▸ **REQUIREMENT**: State how many lines of the entries hold the string "that". Reply with the number alone.

Data entries:
—————
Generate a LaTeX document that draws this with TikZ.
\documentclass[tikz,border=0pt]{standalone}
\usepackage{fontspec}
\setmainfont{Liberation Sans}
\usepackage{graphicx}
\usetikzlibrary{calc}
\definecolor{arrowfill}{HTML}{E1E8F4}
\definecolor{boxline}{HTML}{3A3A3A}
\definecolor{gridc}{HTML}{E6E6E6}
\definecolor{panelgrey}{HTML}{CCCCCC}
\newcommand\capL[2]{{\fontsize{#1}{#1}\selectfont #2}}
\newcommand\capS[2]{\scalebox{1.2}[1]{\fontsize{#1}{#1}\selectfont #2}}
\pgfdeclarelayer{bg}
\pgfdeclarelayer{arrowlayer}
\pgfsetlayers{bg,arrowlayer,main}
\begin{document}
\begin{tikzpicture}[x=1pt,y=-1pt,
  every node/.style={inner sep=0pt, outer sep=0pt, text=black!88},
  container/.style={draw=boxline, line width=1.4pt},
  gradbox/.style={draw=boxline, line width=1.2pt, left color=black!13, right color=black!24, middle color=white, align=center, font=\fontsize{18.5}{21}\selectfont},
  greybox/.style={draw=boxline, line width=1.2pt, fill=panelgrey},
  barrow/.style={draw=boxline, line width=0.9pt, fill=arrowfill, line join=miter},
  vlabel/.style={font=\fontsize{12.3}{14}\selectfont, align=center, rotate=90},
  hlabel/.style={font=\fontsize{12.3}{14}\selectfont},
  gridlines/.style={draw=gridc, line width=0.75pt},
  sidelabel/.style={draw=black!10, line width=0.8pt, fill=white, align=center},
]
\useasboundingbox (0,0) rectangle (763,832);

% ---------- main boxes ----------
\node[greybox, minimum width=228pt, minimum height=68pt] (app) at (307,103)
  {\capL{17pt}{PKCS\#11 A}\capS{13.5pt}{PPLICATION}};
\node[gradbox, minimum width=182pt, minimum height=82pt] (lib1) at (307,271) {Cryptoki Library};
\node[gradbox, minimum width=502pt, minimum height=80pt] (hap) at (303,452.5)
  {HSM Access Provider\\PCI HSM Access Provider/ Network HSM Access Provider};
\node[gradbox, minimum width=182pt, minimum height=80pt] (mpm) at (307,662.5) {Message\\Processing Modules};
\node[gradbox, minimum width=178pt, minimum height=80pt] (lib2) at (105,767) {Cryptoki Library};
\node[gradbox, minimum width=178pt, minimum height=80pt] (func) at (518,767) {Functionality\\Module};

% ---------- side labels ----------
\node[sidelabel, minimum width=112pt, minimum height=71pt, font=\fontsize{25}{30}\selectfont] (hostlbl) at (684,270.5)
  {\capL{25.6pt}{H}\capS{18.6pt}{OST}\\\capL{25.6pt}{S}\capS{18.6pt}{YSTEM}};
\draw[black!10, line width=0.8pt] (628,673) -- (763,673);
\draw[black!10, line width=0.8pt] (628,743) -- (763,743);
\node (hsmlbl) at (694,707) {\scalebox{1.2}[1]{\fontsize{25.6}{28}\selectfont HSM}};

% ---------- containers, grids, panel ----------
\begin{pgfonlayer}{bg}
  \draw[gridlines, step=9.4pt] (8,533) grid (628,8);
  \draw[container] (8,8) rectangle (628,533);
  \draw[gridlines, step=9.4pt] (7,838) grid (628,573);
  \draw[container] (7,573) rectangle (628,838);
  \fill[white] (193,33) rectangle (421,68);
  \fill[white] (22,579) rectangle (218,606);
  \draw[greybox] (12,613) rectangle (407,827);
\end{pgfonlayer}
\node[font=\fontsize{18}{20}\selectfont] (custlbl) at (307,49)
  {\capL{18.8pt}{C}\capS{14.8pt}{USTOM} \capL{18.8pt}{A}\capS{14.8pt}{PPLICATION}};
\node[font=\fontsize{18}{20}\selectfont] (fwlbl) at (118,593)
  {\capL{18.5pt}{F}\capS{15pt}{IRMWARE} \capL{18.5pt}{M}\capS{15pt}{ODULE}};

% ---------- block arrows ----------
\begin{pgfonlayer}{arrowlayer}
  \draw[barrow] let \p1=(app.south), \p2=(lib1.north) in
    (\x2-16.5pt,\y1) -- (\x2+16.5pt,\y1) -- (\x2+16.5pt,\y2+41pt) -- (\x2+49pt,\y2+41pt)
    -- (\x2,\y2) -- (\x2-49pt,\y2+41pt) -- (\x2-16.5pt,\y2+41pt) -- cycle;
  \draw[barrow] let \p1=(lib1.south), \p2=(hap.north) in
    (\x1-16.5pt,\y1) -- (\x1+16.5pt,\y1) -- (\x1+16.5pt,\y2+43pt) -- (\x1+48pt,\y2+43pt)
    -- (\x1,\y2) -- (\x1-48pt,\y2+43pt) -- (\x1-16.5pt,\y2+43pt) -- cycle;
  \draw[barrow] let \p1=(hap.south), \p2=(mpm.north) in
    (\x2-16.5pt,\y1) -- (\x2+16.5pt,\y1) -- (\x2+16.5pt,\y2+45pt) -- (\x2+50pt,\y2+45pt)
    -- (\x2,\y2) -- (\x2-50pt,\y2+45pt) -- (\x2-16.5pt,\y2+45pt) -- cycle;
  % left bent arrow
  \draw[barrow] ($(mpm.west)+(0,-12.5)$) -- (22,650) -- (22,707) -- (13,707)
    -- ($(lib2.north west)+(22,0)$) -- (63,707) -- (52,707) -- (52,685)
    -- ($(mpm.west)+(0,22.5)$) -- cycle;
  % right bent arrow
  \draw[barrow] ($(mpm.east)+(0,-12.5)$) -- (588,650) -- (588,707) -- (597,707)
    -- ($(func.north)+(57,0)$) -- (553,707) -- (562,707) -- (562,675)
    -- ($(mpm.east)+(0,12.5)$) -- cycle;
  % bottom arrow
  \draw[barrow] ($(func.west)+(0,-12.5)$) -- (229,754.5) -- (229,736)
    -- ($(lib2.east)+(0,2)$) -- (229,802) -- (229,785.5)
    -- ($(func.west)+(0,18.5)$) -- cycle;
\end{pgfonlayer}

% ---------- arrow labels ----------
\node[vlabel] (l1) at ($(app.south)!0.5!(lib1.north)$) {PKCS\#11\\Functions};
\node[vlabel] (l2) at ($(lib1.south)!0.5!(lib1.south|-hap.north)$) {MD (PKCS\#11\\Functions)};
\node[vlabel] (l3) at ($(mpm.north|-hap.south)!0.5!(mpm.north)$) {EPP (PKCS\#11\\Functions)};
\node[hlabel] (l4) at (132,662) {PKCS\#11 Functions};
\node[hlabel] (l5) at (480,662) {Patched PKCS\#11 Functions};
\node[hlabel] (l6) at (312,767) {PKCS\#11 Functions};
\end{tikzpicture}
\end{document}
—————
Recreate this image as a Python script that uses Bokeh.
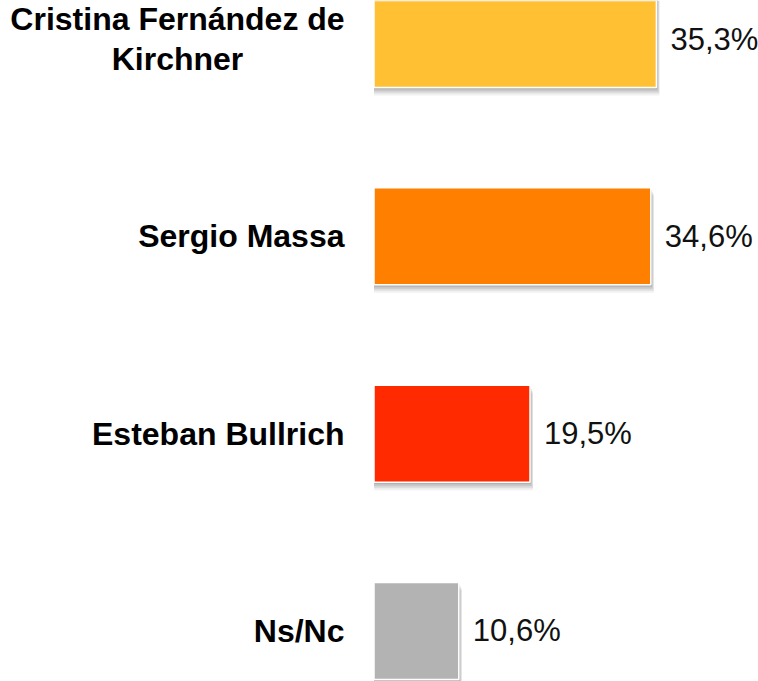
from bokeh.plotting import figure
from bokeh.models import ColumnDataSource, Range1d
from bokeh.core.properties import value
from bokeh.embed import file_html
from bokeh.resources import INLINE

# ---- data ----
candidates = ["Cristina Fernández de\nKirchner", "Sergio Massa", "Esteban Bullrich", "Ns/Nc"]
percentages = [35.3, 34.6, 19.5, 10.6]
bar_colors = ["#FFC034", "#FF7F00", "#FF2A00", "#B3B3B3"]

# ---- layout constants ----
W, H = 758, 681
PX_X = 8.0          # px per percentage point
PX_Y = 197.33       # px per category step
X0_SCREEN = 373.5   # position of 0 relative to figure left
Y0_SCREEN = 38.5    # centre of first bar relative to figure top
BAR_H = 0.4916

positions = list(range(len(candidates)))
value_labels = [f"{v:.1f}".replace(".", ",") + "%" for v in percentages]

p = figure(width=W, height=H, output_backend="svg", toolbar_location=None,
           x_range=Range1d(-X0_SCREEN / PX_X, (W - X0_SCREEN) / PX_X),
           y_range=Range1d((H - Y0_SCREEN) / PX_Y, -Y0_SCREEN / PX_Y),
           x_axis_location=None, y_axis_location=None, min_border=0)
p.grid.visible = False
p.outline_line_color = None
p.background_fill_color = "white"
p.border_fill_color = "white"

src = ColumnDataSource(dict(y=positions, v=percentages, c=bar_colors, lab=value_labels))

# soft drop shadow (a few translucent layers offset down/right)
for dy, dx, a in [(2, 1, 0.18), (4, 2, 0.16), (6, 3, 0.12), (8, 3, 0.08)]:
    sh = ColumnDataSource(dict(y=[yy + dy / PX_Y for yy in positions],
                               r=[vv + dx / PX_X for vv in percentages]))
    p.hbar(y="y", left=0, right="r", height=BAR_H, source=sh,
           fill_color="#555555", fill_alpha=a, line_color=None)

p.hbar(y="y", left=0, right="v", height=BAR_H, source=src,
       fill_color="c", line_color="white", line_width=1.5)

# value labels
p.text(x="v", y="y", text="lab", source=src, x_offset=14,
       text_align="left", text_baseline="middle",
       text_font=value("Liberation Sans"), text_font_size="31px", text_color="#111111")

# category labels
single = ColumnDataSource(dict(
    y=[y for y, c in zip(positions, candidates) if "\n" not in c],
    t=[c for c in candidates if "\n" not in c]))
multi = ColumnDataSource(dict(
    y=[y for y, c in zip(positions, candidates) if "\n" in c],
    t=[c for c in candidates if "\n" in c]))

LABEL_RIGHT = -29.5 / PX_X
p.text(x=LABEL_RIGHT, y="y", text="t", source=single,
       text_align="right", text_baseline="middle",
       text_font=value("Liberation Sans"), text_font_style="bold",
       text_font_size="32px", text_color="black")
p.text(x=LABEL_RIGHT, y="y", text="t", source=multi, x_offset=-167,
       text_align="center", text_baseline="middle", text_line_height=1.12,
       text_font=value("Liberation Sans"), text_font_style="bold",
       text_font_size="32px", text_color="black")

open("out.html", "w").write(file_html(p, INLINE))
—————
▸ **FINISHED EXERCISE**: 2